In another benefit, any dividend would be tax exempt in the hands of the business trust and the dividend component of the income distributed by the business trust would also be exempt in the hands of unit holder.

The portfolio SPV distributing dividend to business trusts, however, will be subject to Dividend Distribution Tax.

The interest received by REITs or InvITs from portfolio SPV (Special Purpose Vehicle) would be given a complete tax pass-through, while the portfolio SPV would also be exempted from withholding tax on interest paid to the business trust.

Also, the interest from portfolio SPV would not be taxable in the hands of the business trust.
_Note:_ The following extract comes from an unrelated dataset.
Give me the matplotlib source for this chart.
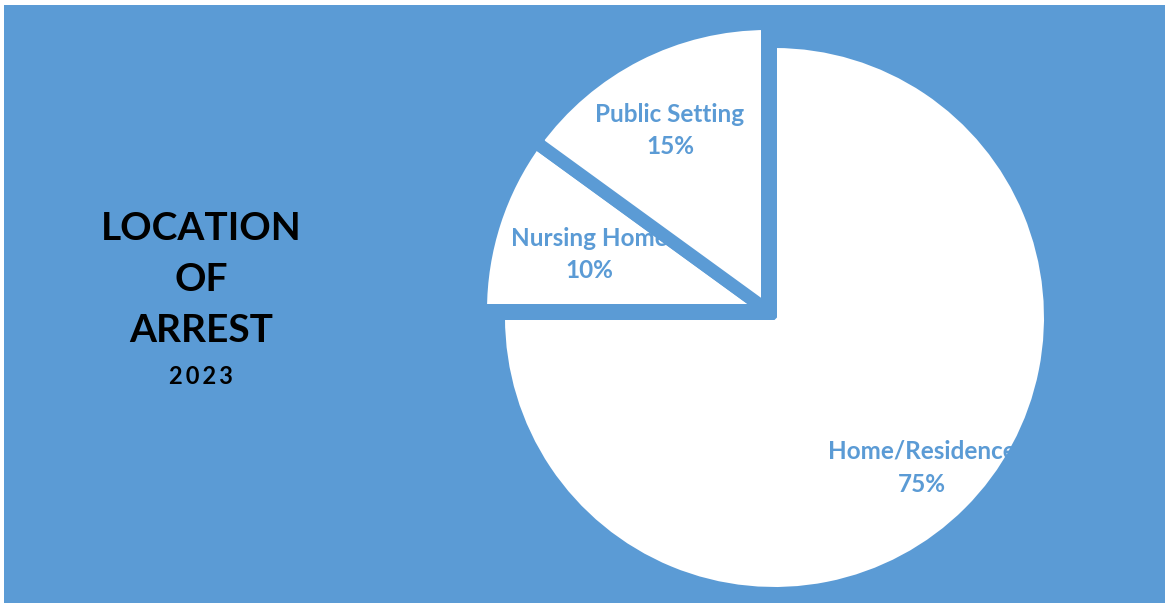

With regard to capital gains made by the business trust, it would be taxable on any capital gains earned by it on disposal of any assets, depending on whether the gains are short of long term in nature.

However, the capital gains component of the distributed income would be exempt in the hands of the unit holders.

The tax treatment for any transfer of listed units of the business trusts by investors on an exchange would be on the lines of the listed equity -- that is long term capital gains on such transfers would be exempt and the short-term capital gains would be taxable at the rate of 15 per cent, provided STT is paid on the transfer of such units.

For any external commercial borrowing by the business trust, a withholding tax of 5 per cent on interest payments to non-resident lenders would be levied.